Да, конечно, любой умирающий государь несчастнее самого обездоленного своего раба. Ибо бедняку не приходится умирать на людях; жена и дети могут скрыть от него неизбежность смерти; там нет этой торжественной обстановки, которая означает, что кончина неминуема; от него не требуют, чтобы он in extremis[8] сам составил акт о собственной смерти, а ведь именно этого ждали все собравшиеся у ложа Валуа высокопоставленные особы. Ибо, написав завещание, человек как бы подтверждает, что конец его близок. Документ, предназначенный обеспечить чужое будущее… Секретарь ждал с чернильницей, закрепленной на краю дощечки для письма, пергаментом и перьями. Итак! Пора начинать… или, вернее, кончать. Трудность не в том, что для этого требуются умственные усилия, трудно заставить себя отречься от всего земного… Завещание начиналось, как молитва:
– Во имя Отца и Сына и Святого Духа…
Это заговорил Карл Валуа. Все решили, что он молится.
– Пишите же, друг мой, – сказал он секретарю. – Вы же слышите, что я диктую!.. Я, Карл…
Он умолк, охваченный ужасом, ибо услышал, как собственные уста последний раз произнесли его имя… Ведь имя – это как бы символ жизни человеческого существа и его единства! Валуа хотелось закончить на этом: ничто больше не интересовало его. Но на него были устремлены взгляды всех этих людей.
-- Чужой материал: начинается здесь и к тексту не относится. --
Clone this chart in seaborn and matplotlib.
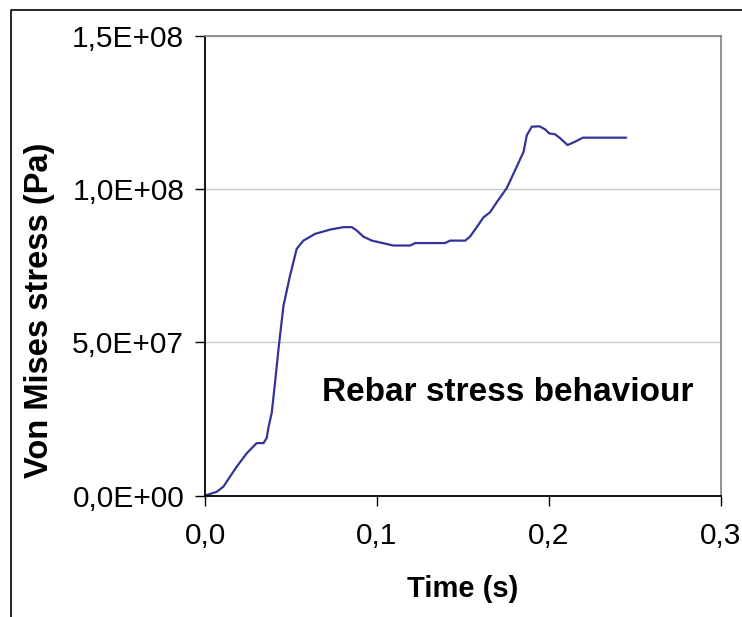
import numpy as np
import pandas as pd
import matplotlib
matplotlib.use("Agg")
import matplotlib.pyplot as plt
import seaborn as sns
from matplotlib.ticker import FuncFormatter, MultipleLocator
from matplotlib.lines import Line2D

# values (time in s, stress in MPa -> scaled to Pa below)
time_s = [0.0, 0.0068, 0.0107, 0.0184, 0.0243, 0.030, 0.034, 0.0359, 0.0368,
          0.0388, 0.0407, 0.0427, 0.0456, 0.0494, 0.0533, 0.0572, 0.064,
          0.0727, 0.0805, 0.0853, 0.0882, 0.0921, 0.097, 0.1095, 0.1193,
          0.1222, 0.1396, 0.1425, 0.1513, 0.1542, 0.158, 0.1619, 0.1658,
          0.1697, 0.1755, 0.1803, 0.1852, 0.1871, 0.190, 0.1945, 0.1978,
          0.2001, 0.2036, 0.2065, 0.2108, 0.2152, 0.2197, 0.2449]
stress_mpa = [0.0, 1.2, 2.9, 9.4, 13.8, 17.1, 17.1, 18.8, 22.0,
              27.0, 36.8, 47.7, 61.9, 71.7, 80.5, 83.2, 85.4,
              86.8, 87.6, 87.6, 86.5, 84.5, 83.2, 81.6, 81.6,
              82.4, 82.4, 83.2, 83.2, 84.6, 87.6, 90.8, 92.5,
              95.8, 100.4, 106.2, 112.2, 117.6, 120.4, 120.5, 119.5,
              118.2, 117.9, 116.6, 114.4, 115.5, 116.8, 116.8]

df = pd.DataFrame({"time": time_s, "stress": np.array(stress_mpa) * 1e6})

sns.set_style("white")
plt.rcParams["font.family"] = ["Liberation Sans", "DejaVu Sans"]
plt.rcParams["text.color"] = "black"
plt.rcParams["axes.labelcolor"] = "black"

fig = plt.figure(figsize=(7.42, 6.17), dpi=100)
ax = fig.add_axes([0.2763, 0.1969, 0.6954, 0.7448])

sns.lineplot(x="time", y="stress", data=df, color="#333399", lw=1.6, ax=ax)

ax.set_xlim(0, 0.3)
ax.set_ylim(0, 1.5e8)
ax.xaxis.set_major_locator(MultipleLocator(0.1))
ax.yaxis.set_major_locator(MultipleLocator(5e7))
ax.xaxis.set_major_formatter(FuncFormatter(lambda v, p: ("%.1f" % v).replace(".", ",")))
ax.yaxis.set_major_formatter(FuncFormatter(lambda v, p: ("%.1E" % v).replace(".", ",")))
ax.grid(axis="y", color="#c8c8c8", lw=1)
ax.tick_params(axis="both", direction="out", length=7, width=1, colors="black",
               labelsize=21.5, bottom=True, left=True)
ax.tick_params(axis="y", pad=8)
ax.tick_params(axis="x", pad=12)

for side in ["left", "bottom"]:
    ax.spines[side].set_color("black")
    ax.spines[side].set_linewidth(1.3)
for side in ["right", "top"]:
    ax.spines[side].set_color("#808080")
    ax.spines[side].set_linewidth(1.2)

ax.set_xlabel("Time (s)", fontsize=21, fontweight="bold")
ax.set_ylabel("Von Mises stress (Pa)", fontsize=23.5, fontweight="bold")
ax.xaxis.set_label_coords(0.5, -0.172)
ax.yaxis.set_label_coords(-0.29, 0.402)

ax.text(0.587, 0.224, "Rebar stress behaviour", transform=ax.transAxes,
        ha="center", va="center", fontsize=24, fontweight="bold")

# outer frame of the original chart area (partially cropped)
fig.add_artist(Line2D([11 / 742, 11 / 742, 1.0], [0.0, 1 - 10 / 617, 1 - 10 / 617],
                      transform=fig.transFigure, color="black", lw=1.2))

fig.savefig("out.png", dpi=100)
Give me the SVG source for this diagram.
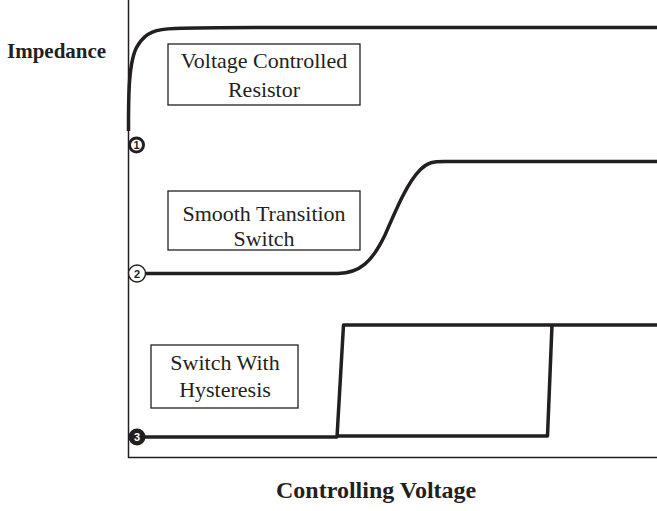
<svg xmlns="http://www.w3.org/2000/svg" width="657" height="511" viewBox="0 0 657 511">
<style>
.axis{fill:none;stroke:#231f20;stroke-width:1.5}
.curve{fill:none;stroke:#231f20;stroke-width:3.5;stroke-linejoin:round}
.box{fill:#fff;stroke:#231f20;stroke-width:1.3}
.lbl{font-family:"Liberation Serif",serif;font-size:22px;fill:#231f20;text-anchor:middle}
.title{font-family:"Liberation Serif",serif;font-weight:bold;fill:#231f20}
.num{font-family:"Liberation Sans",sans-serif;font-size:11px;font-weight:bold;text-anchor:middle}
</style>
<rect width="657" height="511" fill="#fff"/>
<g id="axes">
<path class="axis" d="M128.5,0 V457.5 H657"/>
<text class="title" x="7" y="58" font-size="21">Impedance</text>
<text class="title" x="276" y="498" font-size="24">Controlling Voltage</text>
</g>
<g id="connectors">
<path class="curve" d="M128.5,131 C128.5,100 128,60 138,45 C146,32 156,29 175,28.5 C200,27.5 230,27.5 260,27.5 H657"/>
<path class="curve" d="M145,273.5 H338 C360,273 372,262 385,235 C398,205 408,182 420,170 C428,162 433,161.5 445,161.5 H657"/>
<path class="curve" d="M145,437 H337 L343.5,325 H552 L547.5,436 H337 M552,325 H657"/>
</g>
<g id="node1">
<rect class="box" x="168" y="44" width="192" height="61"/>
<text class="lbl" x="264" y="68">Voltage Controlled</text>
<text class="lbl" x="264" y="97">Resistor</text>
</g>
<g id="node2">
<rect class="box" x="168" y="191" width="192" height="59"/>
<text class="lbl" x="264" y="221">Smooth Transition</text>
<text class="lbl" x="264" y="246">Switch</text>
</g>
<g id="node3">
<rect class="box" x="151" y="345" width="147" height="63"/>
<text class="lbl" x="225" y="370">Switch With</text>
<text class="lbl" x="225" y="397">Hysteresis</text>
</g>
<g id="marker1">
<circle cx="136.5" cy="145" r="7" fill="#fff" stroke="#231f20" stroke-width="3"/>
<text class="num" x="136.5" y="149" fill="#231f20">1</text>
</g>
<g id="marker2">
<circle cx="137" cy="273.5" r="8.5" fill="#fff" stroke="#231f20" stroke-width="1.4"/>
<text class="num" x="137" y="277.5" fill="#231f20">2</text>
</g>
<g id="marker3">
<circle cx="137" cy="437" r="8.5" fill="#231f20"/>
<text class="num" x="137" y="441" fill="#fff">3</text>
</g>
</svg>
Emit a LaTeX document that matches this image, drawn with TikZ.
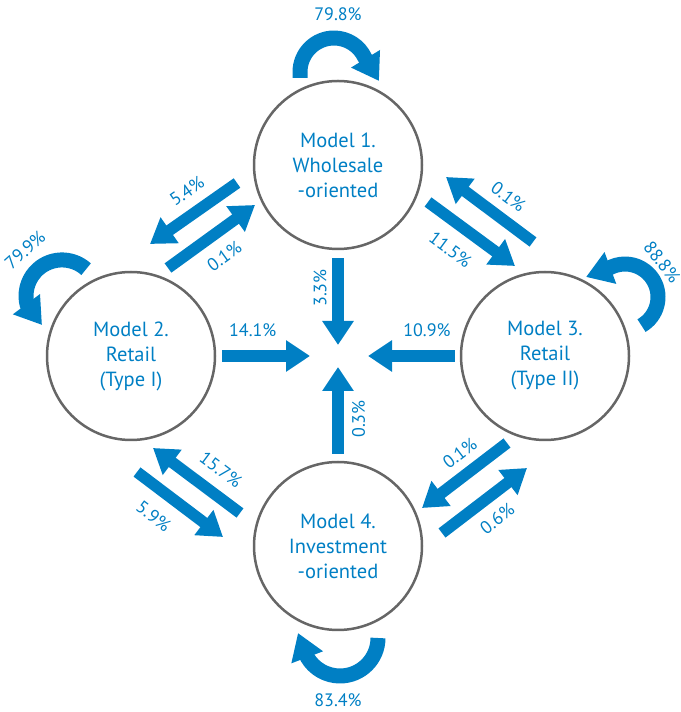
\documentclass[tikz,border=0pt]{standalone}
\usepackage{fontspec}
\setmainfont{PT Sans}
\usetikzlibrary{arrows.meta,calc}

\definecolor{flowblue}{RGB}{0,127,196}
\definecolor{ringgray}{RGB}{102,102,102}

\tikzset{
	model/.style={circle, draw=ringgray, line width=2.5pt, minimum size=168pt, align=center, text=flowblue, font=\fontsize{20.5}{25}\selectfont},
	flow/.style={draw=flowblue, line width=11.5pt, -{Triangle[length=24pt,width=30pt]}},
	stay/.style={draw=flowblue, line width=15pt, line join=round, -{Triangle[length=26pt,width=32pt]}},
	pct/.style={text=flowblue, inner sep=2pt, font=\fontsize{18}{21}\selectfont},
}

\begin{document}
\begin{tikzpicture}[x=1pt, y=1pt]
	\useasboundingbox (0,0) rectangle (680,712);

	% the four models
	\node[model] (m1) at (338,547) {Model 1.\\Wholesale\\-oriented};
	\node[model] (m2) at (131,356) {Model 2.\\Retail\\(Type I)};
	\node[model] (m3) at (545,356) {Model 3.\\Retail\\(Type II)};
	\node[model] (m4) at (338,166) {Model 4.\\Investment\\-oriented};
	\coordinate (hub) at (338,356);

	% flows into the middle
	\draw[flow, shorten <=6pt, shorten >=28pt] (m2.east) -- (hub) node[pct, pos=.3, above=12pt] (p141) {14.1\%};
	\draw[flow, shorten <=5pt, shorten >=30pt] (m3.west) -- (hub) node[pct, pos=.27, above=12pt] (p109) {10.9\%};
	\draw[flow, shorten <=8pt, shorten >=11pt] (m1.south) -- (hub);
	\draw[flow, shorten <=7pt, shorten >=11pt] (m4.north) -- (hub);
	\node[pct, rotate=90] (p33) at ($(hub)+(-18,68)$) {3.3\%};
	\node[pct, rotate=90] (p03) at ($(hub)+(20.5,-63)$) {0.3\%};

	% flows between neighbours
	\coordinate (a12) at (237,529); \coordinate (b12) at (150,468);
	\coordinate (a21) at (168,444); \coordinate (b21) at (255,507);
	\coordinate (a31) at (533,470); \coordinate (b31) at (446,535);
	\coordinate (a13) at (428,510); \coordinate (b13) at (515,446);
	\coordinate (a42) at (240,199); \coordinate (b42) at (153,264);
	\coordinate (a24) at (137,240); \coordinate (b24) at (223,175);
	\coordinate (a34) at (507,269); \coordinate (b34) at (422,204);
	\coordinate (a43) at (442,179); \coordinate (b43) at (527,244);

	\draw[flow] (a12) -- (b12) node[pct, pos=.43, sloped, above=8pt] (p54) {5.4\%};
	\draw[flow] (a21) -- (b21) node[pct, pos=.49, sloped, below=9pt] (p01a) {0.1\%};
	\draw[flow] (a31) -- (b31) node[pct, pos=.43, sloped, above=7pt] (p01b) {0.1\%};
	\draw[flow] (a13) -- (b13) node[pct, pos=.43, sloped, below=11pt] (p115) {11.5\%};
	\draw[flow] (a42) -- (b42) node[pct, pos=.38, sloped, above=9pt] (p157) {15.7\%};
	\draw[flow] (a24) -- (b24) node[pct, pos=.37, sloped, below=11pt] (p59) {5.9\%};
	\draw[flow] (a34) -- (b34) node[pct, pos=.41, sloped, above=6pt] (p01c) {0.1\%};
	\draw[flow] (a43) -- (b43) node[pct, pos=.49, sloped, below=8pt] (p06) {0.6\%};

	% staying in the same model
	\draw[stay] ($(m1)+(-38,87)$) -- ++(0,6) arc[start angle=180, end angle=25, radius=34] -- ($(m1)+(41,84)$);
	\draw[stay] ($(m2)+(-44.9,86.8)$) arc[start angle=48, end angle=195, radius=36] -- ($(m2)+(-89,31)$);
	\draw[stay] ($(m3)+(96.5,30.4)$) arc[start angle=-60, end angle=122, radius=33] -- ($(m3)+(41,79)$);
	\draw[stay] ($(m4)+(40,-92)$) arc[start angle=0, end angle=-150, radius=38] -- ($(m4)+(-40,-87)$);

	\node[pct] (p798) at (338,698) {79.8\%};
	\node[pct, rotate=42] (p799) at (25,462) {79.9\%};
	\node[pct, rotate=-52] (p888) at (662,450) {88.8\%};
	\node[pct] (p834) at (338,12) {83.4\%};
\end{tikzpicture}
\end{document}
Надо действовать, действовать в последний раз ради других людей, от которых его уже отделяла бездонная пропасть.
– Я, Карл, сын короля Франции, граф Валуа, граф Алансонский, Шартрский, Анжуйский, объявляю всем, что, пребывая, несмотря на телесную немощь, в здравом рассудке…
Если иногда он и говорил с запинкой, спотыкаясь на некоторых, порой самых легких словах, то ум его, издавна привыкший выражать волю словом, продолжал, по-видимому, работать безотказно. Но умирающему казалось, что он слушает себя как бы со стороны. Ему казалось, что он на середине реки; что говорит он так, чтобы его слышали на берегу, от которого его относит, и он трепетал при мысли о том, что с ним станется, когда его прибьет к другому берегу.
– … и испрашивая у Бога прощения, дабы не покарал он меня нежданно в день Страшного суда, я в твердом уме распоряжаюсь собой самим и имуществом своим и завещание мое и волю мою нижеследующим образом излагаю. Во-первых, душу мою отдаю я господу нашему Иисусу Христу и милосердной Богоматери и всем святым…
По знаку графини Геннегау слуга вытер слюну, скопившуюся в уголке его рта. Разговоры смолкли; присутствующие стояли тихо, стараясь ненароком не зашуршать шелком одежды. Они были поражены тем, что этот неподвижный, высохший и изуродованный болезнью человек сохраняет не только ясность мысли, но даже изысканность формулировок.
Гоше де Шатийон прошептал, обращаясь к своим соседям:
– Сегодня он не умрет.
Один из лекарей, Жан де Торпо, недовольно поморщившись, отрицательно мотнул головой. Он считал, что Карлу Валуа не дожить до зари. Но Гоше уперся:
– Я-то видел, видел таких… Уж если я говорю, что в этом теле есть еще жизнь…
Графиня Геннегау, приложив палец к губам, попросила коннетабля замолчать; Гоше был глух и не мог соразмерить силу своего шепота.
Валуа продолжал:
– Я завещаю похоронить тело мое в Францисканской церкви в Париже, между гробницами двух моих первых жен…
Взглядом он поискал третью, живую супругу, будущую вдову Маго де Шатийон. Три жены и вся жизнь остались позади… Сильнее всего он любил вторую жену – Катрин… может быть, из-за ее призрачной короны Константинопольской. Она была красавицей и по достоинству носила свой легендарный титул! Валуа удивился, что в его жалком, наполовину недвижимом, готовом принять кончину теле затеплилось что-то неясное и неуловимое, похожее на трепет прежнего желания, порождающего жизнь. Итак, он будет покоиться рядом с ней, императрицей, а с другой стороны от него будет его первая супруга, дочь Неаполитанского короля, – обе уже давно превратившиеся в прах. Как странно, что память о желании еще теплится в человеке, а тела, вызывавшего это желание, уже не существует! А воскресение из мертвых… Но у него имелась третья супруга, та, на которую он сейчас смотрел и которая была тоже хорошей подругой. Надо оставить что-нибудь и ей.